In the crypto community we are used to hearing that Bitcoin is not backed by anything, meaning its value is taken out of thin air. At the same time, it is generally accepted that the US dollar is a currency that successfully acts as a means of saving at the time of depreciation of other national currencies, including the ruble.
Most people believe that money has intrinsic value. However, since President Nixon severed the dollar's link to gold, banknotes have become paper, and their value now depends solely on trust in the U.S. government.
Unlike assets like oil or farmland, fiat currencies are based on collective faith in a system run by central banks and politicians. This makes fiat currencies, government-issued money without physical backing, unreliable.
The modern US dollar is backed by faith. Central banks control its supply by adjusting interest rates and printing money to manage the economy. When the US Federal Reserve creates trillions of dollars (as it did during the 2008 crisis or the Covid-19 pandemic), it erodes the value of existing money, driving up inflation.

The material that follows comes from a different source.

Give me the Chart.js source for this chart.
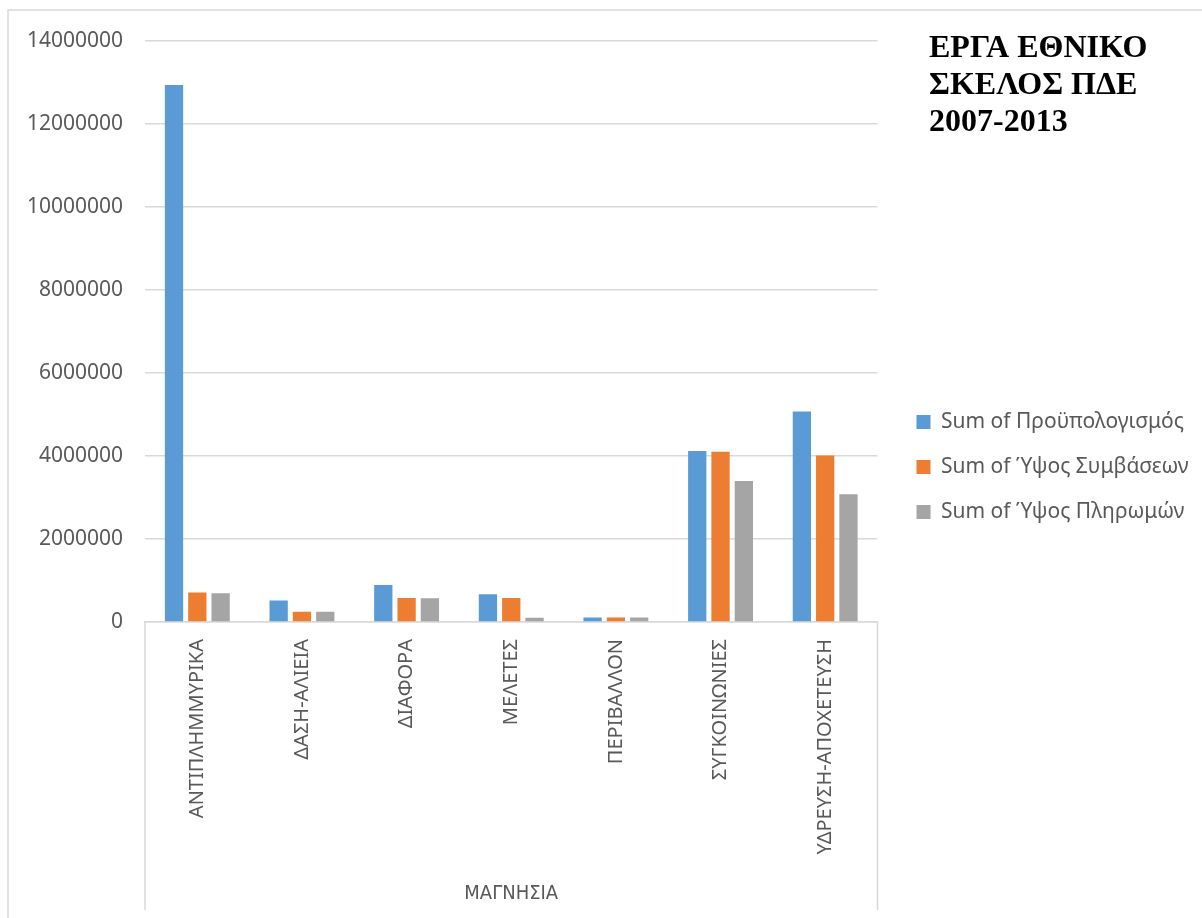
<!DOCTYPE html>
<html>
<head>
<meta charset="utf-8">
<script src="https://cdn.jsdelivr.net/npm/chart.js@4.4.1/dist/chart.umd.min.js"></script>
<style>
  html, body { margin: 0; padding: 0; background: #fff; }
  #wrap { width: 1202px; height: 918px; position: relative; }
</style>
</head>
<body>
<div id="wrap"><canvas id="myChart"></canvas></div>
<script>
const categories = ['ΑΝΤΙΠΛΗΜΜΥΡΙΚΑ', 'ΔΑΣΗ-ΑΛΙΕΙΑ', 'ΔΙΑΦΟΡΑ', 'ΜΕΛΕΤΕΣ', 'ΠΕΡΙΒΑΛΛΟΝ', 'ΣΥΓΚΟΙΝΩΝΙΕΣ', 'ΥΔΡΕΥΣΗ-ΑΠΟΧΕΤΕΥΣΗ'];
const budget    = [12940000, 520000, 890000, 670000, 110000, 4120000, 5070000];
const contracts = [710000, 250000, 580000, 580000, 110000, 4100000, 4010000];
const payments  = [690000, 250000, 575000, 100000, 110000, 3400000, 3080000];
const seriesNames = ['Sum of Προϋπολογισμός', 'Sum of Ύψος Συμβάσεων', 'Sum of Ύψος Πληρωμών'];
const titleLines = ['ΕΡΓΑ ΕΘΝΙΚΟ', 'ΣΚΕΛΟΣ ΠΔΕ', '2007-2013'];
const groupLabel = 'ΜΑΓΝΗΣΙΑ';

const textColor = '#595959';
const lineColor = '#d9d9d9';
const baseFont = "'Noto Sans', sans-serif";

// frame, title text and the outer box of the category level
const decor = {
  id: 'decor',
  afterDraw(chart) {
    const ctx = chart.ctx;
    const a = chart.chartArea;
    ctx.save();
    ctx.strokeStyle = lineColor;
    ctx.lineWidth = 1.5;
    ctx.beginPath();
    ctx.moveTo(8, 918); ctx.lineTo(8, 10); ctx.lineTo(1202, 10);
    ctx.moveTo(a.left, a.bottom); ctx.lineTo(a.left, 910);
    ctx.moveTo(a.right, a.bottom); ctx.lineTo(a.right, 910);
    ctx.stroke();

    ctx.fillStyle = '#000';
    ctx.font = "bold 32px 'Liberation Serif', 'Times New Roman', serif";
    ctx.textBaseline = 'middle';
    titleLines.forEach((t, i) => ctx.fillText(t, 929, 49 + i * 37));
    ctx.restore();
  }
};

// empty strip between the plot and the legend
const gapBox = {
  position: 'right',
  weight: 0,
  fullSize: false,
  options: { display: false },
  isHorizontal() { return false; },
  update(maxWidth, maxHeight) { this.width = 15; this.height = maxHeight; },
  getPadding() { return { top: 0, left: 0, right: 0, bottom: 0 }; },
  draw() {}
};
const gapPlugin = {
  id: 'gap',
  beforeInit(chart) { Chart.layouts.addBox(chart, gapBox); }
};

const ctx = document.getElementById('myChart').getContext('2d');
new Chart(ctx, {
  type: 'bar',
  data: {
    labels: categories,
    datasets: [
      { label: seriesNames[0], data: budget, backgroundColor: '#5B9BD5' },
      { label: seriesNames[1], data: contracts, backgroundColor: '#ED7D31' },
      { label: seriesNames[2], data: payments, backgroundColor: '#A5A5A5' }
    ]
  },
  options: {
    responsive: true,
    maintainAspectRatio: false,
    animation: false,
    categoryPercentage: 0.668,
    barPercentage: 0.785,
    layout: { padding: { top: 16, bottom: 0, left: 0, right: 12 } },
    plugins: {
      tooltip: { enabled: false },
      subtitle: {
        display: true,
        text: '',
        fullSize: false,
        font: { size: 10, lineHeight: 1 },
        padding: { top: 0, bottom: 15 }
      },
      legend: {
        position: 'right',
        align: 'center',
        labels: {
          boxWidth: 14,
          boxHeight: 14,
          padding: 24,
          color: textColor,
          font: { family: baseFont, size: 21 }
        }
      }
    },
    scales: {
      x: {
        grid: { display: false },
        border: { display: true, color: lineColor, width: 1.5 },
        ticks: {
          color: textColor,
          minRotation: 90,
          maxRotation: 90,
          padding: 9,
          autoSkip: false,
          font: { family: baseFont, size: 20 }
        },
        title: {
          display: true,
          text: groupLabel,
          color: textColor,
          padding: { top: 4, bottom: 12 },
          font: { family: "'Liberation Sans Narrow', 'DejaVu Sans Condensed', sans-serif", size: 20 }
        },
        afterFit(scale) { scale.height = 918 - 622; }
      },
      y: {
        min: 0,
        max: 14000000,
        border: { display: false },
        grid: { color: lineColor, lineWidth: 1.5, drawTicks: false },
        ticks: {
          stepSize: 2000000,
          color: textColor,
          padding: 22,
          font: { family: baseFont, size: 21 },
          callback: v => String(v)
        },
        afterFit(scale) { scale.width = 145; }
      }
    }
  },
  plugins: [gapPlugin, decor]
});
</script>
</body>
</html>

Decisions made behind closed doors impact jobs, house prices and grocery bills – the lives of people and their families.
This opacity invites abuse: governments devalue savings through inflation and bail out failed banks with newly printed money. Markets respond with booms and busts driven by policy changes rather than organic demand.
Bitcoin , created in 2009 in response to the arbitrariness of centralized financial systems, is built in the opposite way. BTC operates on a decentralized network, where the rules are written in code, not in government documents. Its supply is limited to 21 million coins, which is fixed by algorithms. Every transaction is recorded on a public ledger (blockchain), available for anyone to view.
Critics call Bitcoin's price unstable, but its network structure is transparent. You can check its supply, transactions, and forecast its inflation rate (new coins enter circulation at a fixed, decelerating rate) as often as you like.
There are no additional coins, nor can there be any. No committee can vote to change its rules without a consensus of users around the world. This predictability makes it an alternative for those wary of opaque monetary systems.
The real problem is that most people don’t understand how the fiat currency system works. Fiat currencies require blind faith in untrustworthy institutions. The Bitcoin network is auditable and transparent. So which currency requires more trust?